Saturday, October 08, 2005
FOR THE WAR BEFORE HE WAS AGAINST IT
Scott Ritter, waging peace since 2002, continues rewriting history—with some Nazi comparisons thrown in to satisfy the BusHitler idiots:
A former chief UN weapons inspector has compared the British Prime Minister, Tony Blair, and the US President, George Bush, with the Nazi war criminals who started the Second World War.
Scott Ritter, a former US marine, said today the US and Britain’s “aggressive warfare” in Iraq was similar to German actions in Europe 66 years ago.
"Both these men could be pulled up as war criminals for engaging in actions that we condemned Germany in 1946 for doing the same thing,” he said.
"Tony Blair and George Bush are guilty of the crime of planning and committing aggressive warfare."
Which is exactly what Ritter urged in 1999:
I have grown convinced that there has been a total breakdown in the willingness of the international community to disarm Iraq of its weapons of mass destruction. Saddam Hussein is well on the road to getting his sanctions lifted and keeping his weapons in the bargain. A resurgent Iraq, reinvigorated economically and politically by standing up successfully to the United States and the United Nations, will be a very dangerous Iraq—one that sooner or later will have to be confronted by American military might.
Back to Flippy Scott’s latest speech:
Mr Ritter told how he delivered a report in 1992 stating Iraq’s missile program had been eliminated.
But, he said, the news was met with “stony silence” and he was told Iraq still possessed 200 missiles.
The inspectors returned to track down the weapons which never materialised.
"Ninety per cent of the time, or more, we received full co-operation of the Iraqi Government."
Full co-operation? Let’s look at Ritter’s letter of resignation from the UN weapons inspection team, as published in his 1999 book Endgame:
Iraq has lied to the Special Commission and the world since day one concenrning the true scope and nature of its proscribed programs and weapons and systems. This lie has been perpetuated over the years through systematic acts of concealment.
This investigation [I went on] has led the commission to the doorstep of Iraq’s hidden retained capability, and yet the commission has been frustrated by Iraq’s continued refusal to abide by its obligations.
Ritter’s resignation led to an appearance before a combined session of the Senate Foreign Relations and Armed Services committees, where his hawkish attitude was ridiculed by Senator Joe Biden (again, this extract from Endgame):
Biden was relentless, suggesting that the question of taking the nation to war was a responsibility “slightly beyond [Ritter’s] pay grade” ... the use of force was the kind of decision that people like Colin Powell and George Bush made, said the senator from Delaware.
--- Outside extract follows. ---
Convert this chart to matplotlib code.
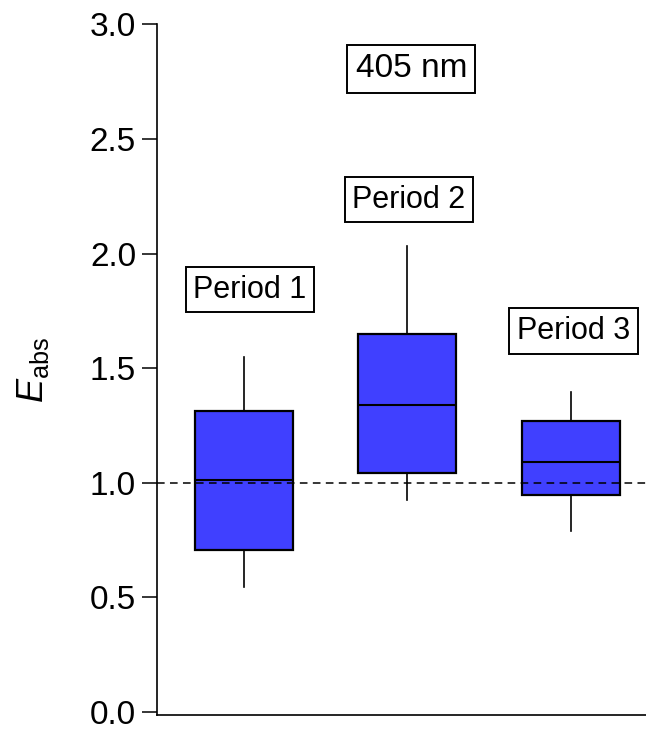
import matplotlib
matplotlib.use("Agg")
import matplotlib.pyplot as plt

plt.rcParams['font.family'] = ['Liberation Sans', 'DejaVu Sans']
plt.rcParams['mathtext.fontset'] = 'custom'
plt.rcParams['mathtext.rm'] = 'Liberation Sans'
plt.rcParams['mathtext.it'] = 'Liberation Sans:italic'

# box statistics per period
periods = ["Period 1", "Period 2", "Period 3"]
whislo = [0.546, 0.923, 0.788]
q1 = [0.707, 1.042, 0.948]
med = [1.013, 1.339, 1.089]
q3 = [1.314, 1.650, 1.270]
whishi = [1.548, 2.035, 1.398]

# label anchor points (data coords)
label_x = [1.036, 2.010, 3.019]
label_y = [1.842, 2.235, 1.662]

fig = plt.figure(figsize=(6.46, 7.29), dpi=100)
ax = fig.add_axes([0.243, 0.0192, 0.757, 0.9475])

stats = []
for i, name in enumerate(periods):
    stats.append(dict(label=name, whislo=whislo[i], q1=q1[i], med=med[i],
                      q3=q3[i], whishi=whishi[i], fliers=[]))

ax.bxp(stats, positions=[1, 2, 3], widths=0.6, patch_artist=True,
       showcaps=False, showfliers=False,
       boxprops=dict(facecolor='#4040FF', edgecolor='black', linewidth=1.6),
       medianprops=dict(color='black', linewidth=1.5),
       whiskerprops=dict(color='black', linewidth=1.2))

ax.axhline(1.0, color='black', linestyle=(0, (5, 3.5)), linewidth=1.1, zorder=5)

box = dict(boxstyle='square,pad=0.25', facecolor='white', edgecolor='black', linewidth=1.4)
for x, y, name in zip(label_x, label_y, periods):
    ax.text(x, y, name, ha='center', va='center', fontsize=22, bbox=box)
ax.text(2.025, 2.805, "405 nm", ha='center', va='center', fontsize=24, bbox=box)

ax.set_xlim(0.467, 3.462)
ax.set_ylim(-0.013, 3.0)
ax.set_yticks([0.0, 0.5, 1.0, 1.5, 2.0, 2.5, 3.0])
ax.set_yticklabels(["0.0", "0.5", "1.0", "1.5", "2.0", "2.5", "3.0"])
ax.set_xticks([])
ax.tick_params(axis='y', direction='out', length=10.8, width=1.1, pad=4.3, labelsize=24)
ax.spines['top'].set_visible(False)
ax.spines['right'].set_visible(False)
ax.spines['left'].set_linewidth(1.2)
ax.spines['bottom'].set_linewidth(1.2)
ax.set_ylabel(r'$E_{\mathrm{abs}}$', fontsize=26, labelpad=28)

fig.savefig("out.png", dpi=100)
At least Ritter had one supporter:
Senator John Kerry said that Saddam’s aim was to continue to build weapons of mass destruction at any cost. The US should be prepared to use force to achieve its goals, Kerry said ... sliding into a policy of containment, he emphasized, was disastrous ...
In the months that followed, I have had occasion to reflect on the words spoken by the various senators that day ... it was the words of Kerry and [Senator John] McCain that struck home the hardest: Kerry’s observation on the need for decisive military action against Iraq, and McCain’s comment that if people had listened to someone of my pay grade during the Vietnam War there might be fewer dead Americans. As Senator Charles Robb, a Democrat from Virginia and a former Marine veteran of Vietnam, noted near the end of my testimony, history was replete with cases where failure to act early resulted in greater suffering later.
Ritter was calling for war on Iraq five years before the actual invasion—which he now condemns as a war crime. A final Endgame extract:
No matter how difficult stopping Saddam Hussein is today, it will become more and more difficult, and extract a higher and higher price, the longer he is left to rebuild his arsenal.